--- BEGIN Information given ---
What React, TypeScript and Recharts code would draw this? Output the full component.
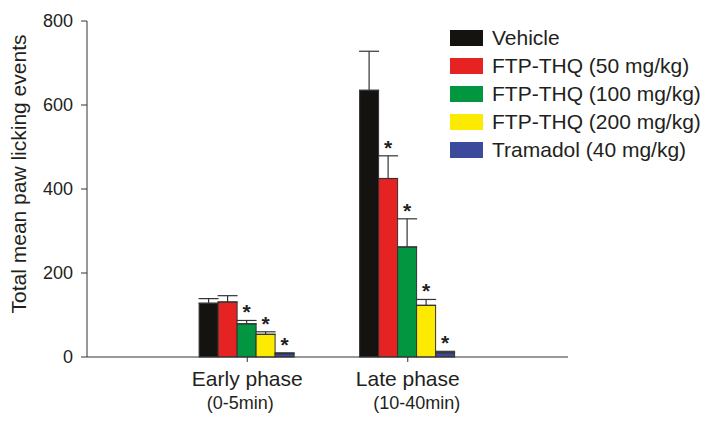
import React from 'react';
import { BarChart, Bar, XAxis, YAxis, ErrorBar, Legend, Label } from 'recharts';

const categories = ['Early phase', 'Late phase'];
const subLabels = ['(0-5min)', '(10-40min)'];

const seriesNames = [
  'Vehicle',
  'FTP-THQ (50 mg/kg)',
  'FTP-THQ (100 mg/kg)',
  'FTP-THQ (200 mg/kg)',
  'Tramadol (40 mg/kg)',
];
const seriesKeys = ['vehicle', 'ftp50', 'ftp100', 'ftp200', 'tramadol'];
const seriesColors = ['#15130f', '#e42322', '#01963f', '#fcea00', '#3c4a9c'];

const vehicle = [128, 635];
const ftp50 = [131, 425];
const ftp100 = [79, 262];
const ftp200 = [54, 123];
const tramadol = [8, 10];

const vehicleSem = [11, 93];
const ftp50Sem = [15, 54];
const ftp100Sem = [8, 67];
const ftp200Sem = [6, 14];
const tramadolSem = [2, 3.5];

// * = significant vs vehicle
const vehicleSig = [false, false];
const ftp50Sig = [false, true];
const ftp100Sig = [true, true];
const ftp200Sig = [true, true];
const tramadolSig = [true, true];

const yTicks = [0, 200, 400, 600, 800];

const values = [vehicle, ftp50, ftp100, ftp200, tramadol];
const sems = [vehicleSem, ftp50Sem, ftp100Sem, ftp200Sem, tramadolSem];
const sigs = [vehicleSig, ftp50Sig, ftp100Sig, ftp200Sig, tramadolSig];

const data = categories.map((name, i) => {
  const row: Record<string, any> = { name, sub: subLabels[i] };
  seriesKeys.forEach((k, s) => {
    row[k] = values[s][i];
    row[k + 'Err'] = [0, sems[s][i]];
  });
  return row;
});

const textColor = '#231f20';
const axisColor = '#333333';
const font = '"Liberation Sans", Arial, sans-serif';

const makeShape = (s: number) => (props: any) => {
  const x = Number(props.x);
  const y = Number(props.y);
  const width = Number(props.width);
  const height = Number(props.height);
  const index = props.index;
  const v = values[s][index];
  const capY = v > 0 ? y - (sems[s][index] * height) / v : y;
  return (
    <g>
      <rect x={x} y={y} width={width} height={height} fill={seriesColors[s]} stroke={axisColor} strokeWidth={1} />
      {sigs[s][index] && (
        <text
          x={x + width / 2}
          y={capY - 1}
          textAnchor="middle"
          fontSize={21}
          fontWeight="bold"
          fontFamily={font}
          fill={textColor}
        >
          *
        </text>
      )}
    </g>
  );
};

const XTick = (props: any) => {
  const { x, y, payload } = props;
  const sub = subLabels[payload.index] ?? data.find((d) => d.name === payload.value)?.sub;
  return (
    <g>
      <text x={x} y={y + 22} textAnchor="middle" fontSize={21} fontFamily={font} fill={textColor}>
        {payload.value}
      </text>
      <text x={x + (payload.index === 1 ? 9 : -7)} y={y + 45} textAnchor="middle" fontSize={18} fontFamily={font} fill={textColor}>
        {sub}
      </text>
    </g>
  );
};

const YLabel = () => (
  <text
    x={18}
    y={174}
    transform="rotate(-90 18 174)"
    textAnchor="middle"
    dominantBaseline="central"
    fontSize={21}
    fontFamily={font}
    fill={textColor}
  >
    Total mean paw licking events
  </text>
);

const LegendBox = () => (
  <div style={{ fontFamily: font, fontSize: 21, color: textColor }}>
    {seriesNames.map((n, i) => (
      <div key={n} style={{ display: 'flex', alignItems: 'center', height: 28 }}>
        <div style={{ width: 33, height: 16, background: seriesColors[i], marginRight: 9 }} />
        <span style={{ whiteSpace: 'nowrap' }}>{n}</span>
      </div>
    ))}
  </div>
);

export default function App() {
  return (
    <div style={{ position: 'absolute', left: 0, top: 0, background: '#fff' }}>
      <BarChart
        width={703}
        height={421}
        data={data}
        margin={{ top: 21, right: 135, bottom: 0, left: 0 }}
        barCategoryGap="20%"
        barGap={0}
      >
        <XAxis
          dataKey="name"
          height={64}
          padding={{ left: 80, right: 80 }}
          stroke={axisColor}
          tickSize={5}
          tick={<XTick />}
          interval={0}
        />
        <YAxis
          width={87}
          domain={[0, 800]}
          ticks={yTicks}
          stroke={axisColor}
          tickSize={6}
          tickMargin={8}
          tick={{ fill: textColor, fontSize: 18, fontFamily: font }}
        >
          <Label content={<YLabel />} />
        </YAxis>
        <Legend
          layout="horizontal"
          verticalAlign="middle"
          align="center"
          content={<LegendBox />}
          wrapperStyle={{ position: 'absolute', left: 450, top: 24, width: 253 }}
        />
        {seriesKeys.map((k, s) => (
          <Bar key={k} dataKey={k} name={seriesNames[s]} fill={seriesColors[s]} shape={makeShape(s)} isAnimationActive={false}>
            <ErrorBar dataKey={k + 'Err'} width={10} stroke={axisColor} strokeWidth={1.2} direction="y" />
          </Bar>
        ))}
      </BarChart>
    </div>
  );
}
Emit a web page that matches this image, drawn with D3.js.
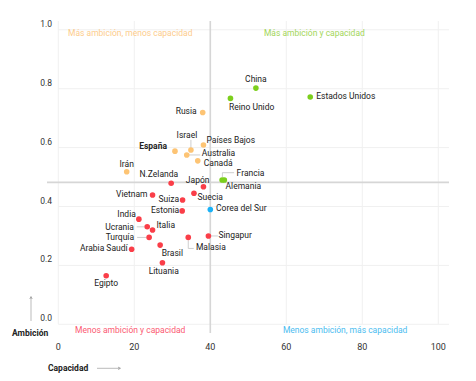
--- END Information given ---
» **Task to complete**
Give the number of lines in the listing above that contain "this", and nothing else.

» **The reply**
2